Betty Friedan dies on 85th birthday Sun, February 5, 2006 The philosopher of feminism is best known for her bestseller The Feminine Mystique. By AP
WASHINGTON -- Betty Friedan, whose manifesto The Feminine Mystique became a bestseller in the 1960s and laid the foundations for the modern feminist movement, died yesterday on her birthday.
She was 85.
Friedan died at her home of congestive heart failure, said a cousin, Emily Bazelon.
Friedan's assertion in her 1963 book that having a husband and babies was not everything and women should aspire to separate identities as individuals, was highly unusual, if not revolutionary, just after the baby and suburban booms of the Eisenhower era.
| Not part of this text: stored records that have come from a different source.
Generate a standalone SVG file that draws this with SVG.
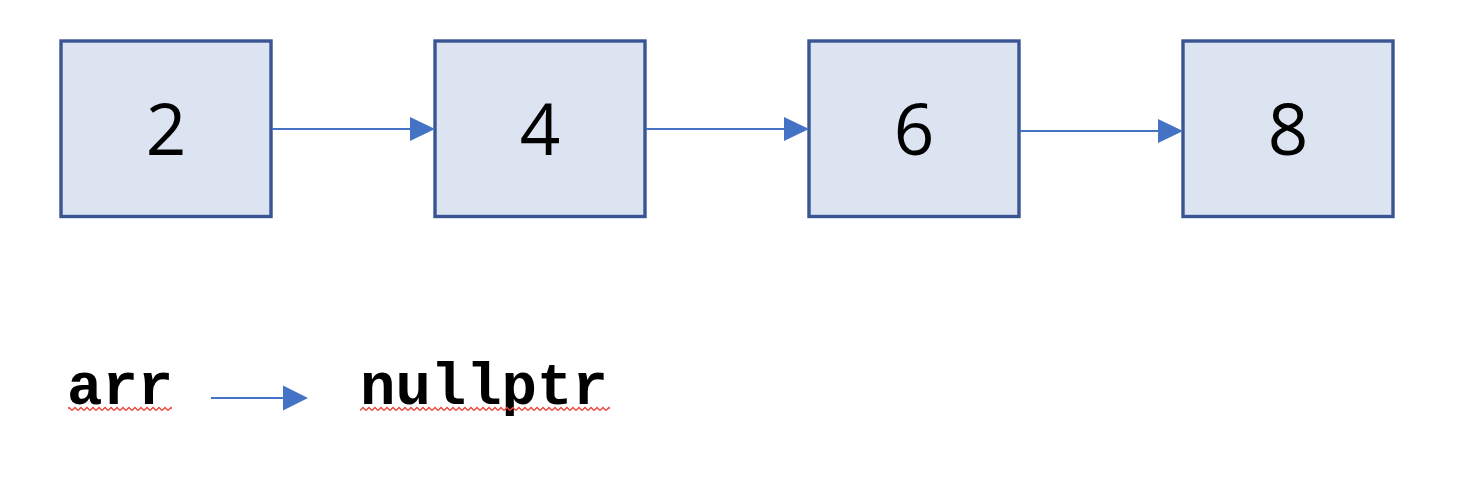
<svg xmlns="http://www.w3.org/2000/svg" width="1462" height="482" viewBox="0 0 1462 482">
<style>
.box{fill:#DCE4F2;stroke:#3A5593;stroke-width:3.4}
.num{font-family:"Open Sans","Liberation Sans",sans-serif;font-size:71px;fill:#000;text-anchor:middle}
.code{font-family:"Liberation Mono","Courier New",monospace;font-weight:bold;font-size:59px;fill:#000}
.conn{stroke:#4472C4;stroke-width:2;fill:none}
.head{fill:#4472C4}
</style>
<defs>
<pattern id="squiggle" patternUnits="userSpaceOnUse" x="0" y="406" width="6" height="6">
<path d="M0 4.5 L3 1.5 L6 4.5" stroke="#E8463A" stroke-width="1.4" fill="none"/>
</pattern>
</defs>
<rect width="1462" height="482" fill="#fff"/>
<g id="node-2"><rect class="box" x="61" y="41" width="210" height="175.5"/><text class="num" x="166" y="155">2</text></g>
<g id="node-4"><rect class="box" x="435" y="41" width="210" height="175.5"/><text class="num" x="540" y="155">4</text></g>
<g id="node-6"><rect class="box" x="809" y="41" width="210" height="175.5"/><text class="num" x="914" y="155">6</text></g>
<g id="node-8"><rect class="box" x="1183" y="41" width="210" height="175.5"/><text class="num" x="1288" y="155">8</text></g>
<g id="label-arr"><text class="code" x="67" y="404">arr</text>
<rect x="68" y="406" width="104" height="6" fill="url(#squiggle)"/></g>
<g id="label-nullptr"><text class="code" x="360" y="404">nullptr</text>
<rect x="360" y="406" width="250" height="6" fill="url(#squiggle)"/></g>
<g id="connectors">
<line class="conn" x1="272" y1="129" x2="411" y2="129"/><polygon class="head" points="410,117 435,129 410,141"/>
<line class="conn" x1="646" y1="129" x2="785" y2="129"/><polygon class="head" points="784,117 809,129 784,141"/>
<line class="conn" x1="1020" y1="131" x2="1159" y2="131"/><polygon class="head" points="1158,119 1183,131 1158,143"/>
<line class="conn" x1="211" y1="398" x2="284" y2="398"/><polygon class="head" points="283,385.5 308,398 283,410.5"/>
</g>
</svg>
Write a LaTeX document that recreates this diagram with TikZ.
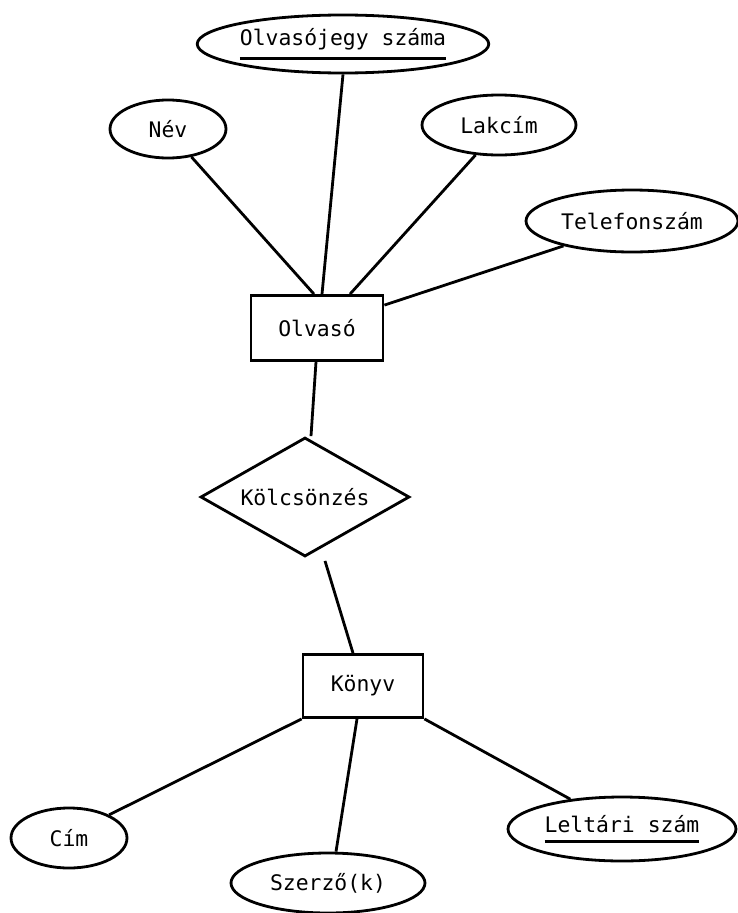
\documentclass[tikz,border=0pt]{standalone}
\usepackage{fontspec}
\setmainfont{DejaVu Sans Mono}
\usetikzlibrary{shapes.geometric}
\newcommand{\kulcs}[1]{\vtop{\hbox{#1}\kern7pt\hrule height 2.8pt}}
\tikzset{
	attr/.style={draw, ellipse, inner sep=0pt},
	egyed/.style={draw, rectangle, inner sep=0pt},
	kapcs/.style={draw, diamond, inner sep=0pt, shape aspect=1.76, minimum width=209pt, minimum height=119pt}
}
\begin{document}
\begin{tikzpicture}[x=1pt, y=-1pt, line width=2.8pt, font=\fontsize{21.4}{25}\selectfont]
				\useasboundingbox (0,0) rectangle (738,913);
				% egyedek es kapcsolat
					\node[egyed, minimum width=132pt, minimum height=65pt] (olvaso) at (317,328) {Olvasó};
					\node[kapcs] (kolcs) at (305,497) {Kölcsönzés};
					\node[egyed, minimum width=120pt, minimum height=63pt] (konyv) at (363,686) {Könyv};
				% tulajdonsagok
					\node[attr, minimum width=286pt, minimum height=58pt] (jegy) at (343,44) {\kulcs{Olvasójegy száma}};
					\node[attr, minimum width=116pt, minimum height=58pt] (nev) at (168,129) {Név};
					\node[attr, minimum width=154pt, minimum height=60pt] (lakcim) at (499,125) {Lakcím};
					\node[attr, minimum width=212pt, minimum height=62pt] (tel) at (632,221) {Telefonszám};
					\node[attr, minimum width=116pt, minimum height=60pt] (cim) at (69,838) {Cím};
					\node[attr, minimum width=194pt, minimum height=60pt] (szerzo) at (328,883) {Szerző(k)};
					\node[attr, minimum width=228pt, minimum height=64pt] (leltari) at (622,829) {\kulcs{Leltári szám}};
				% vonalak
					\draw (jegy.south) -- ([xshift=5pt]olvaso.north);
					\draw (nev.-50) -- ([xshift=-3pt]olvaso.north);
					\draw (lakcim.-128) -- ([xshift=33pt]olvaso.north);
					\draw (tel.-160) -- ([yshift=-11pt]olvaso.north east);
					\draw ([xshift=-1pt]olvaso.south) -- ([xshift=6pt]kolcs.north);
					\draw ([xshift=20pt,yshift=-3pt]kolcs.south) -- ([xshift=-10pt]konyv.north);
					\draw (konyv.south west) -- (cim.30);
					\draw ([xshift=-6pt]konyv.south) -- ([xshift=8pt]szerzo.north);
					\draw (konyv.south east) -- (leltari.150);
			\end{tikzpicture}
\end{document}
The feminine mystique, she said, was a phoney bill of goods society sold to women that left them unfulfilled, suffering from "the problem that has no name" and seeking a solution in tranquillizers and psychoanalysis.
"A woman has got to be able to say, and not feel guilty: 'Who am I, and what do I want out of life?' She mustn't feel selfish and neurotic if she wants goals of her own, outside of husband and children," Friedan said.
In the racial, political and sexual conflicts of the 1960s and '70s, Friedan's was one of the most commanding voices and recognizable presences in the women's movement.
As a founder and first president of the National Organization for Women in 1966, she staked out positions that seemed extreme at the time on such issues as abortion, sex-neutral help-wanted ads, equal pay, equal promotion opportunities and maternity leave.
But at the same time, Friedan insisted the women's movement had to remain in the U.S. mainstream, that men had to be accepted as allies, and the family should not be rejected.
"Don't get into the bra-burning, anti-man, politics-of-orgasm school," Friedan said in 1970.
To more radical and lesbian feminists, Friedan was "hopelessly bourgeois," Susan Brownmiller wrote at the time.
Friedan, deeply opposed to "equating feminism with lesbianism," conceded later she had been "very square."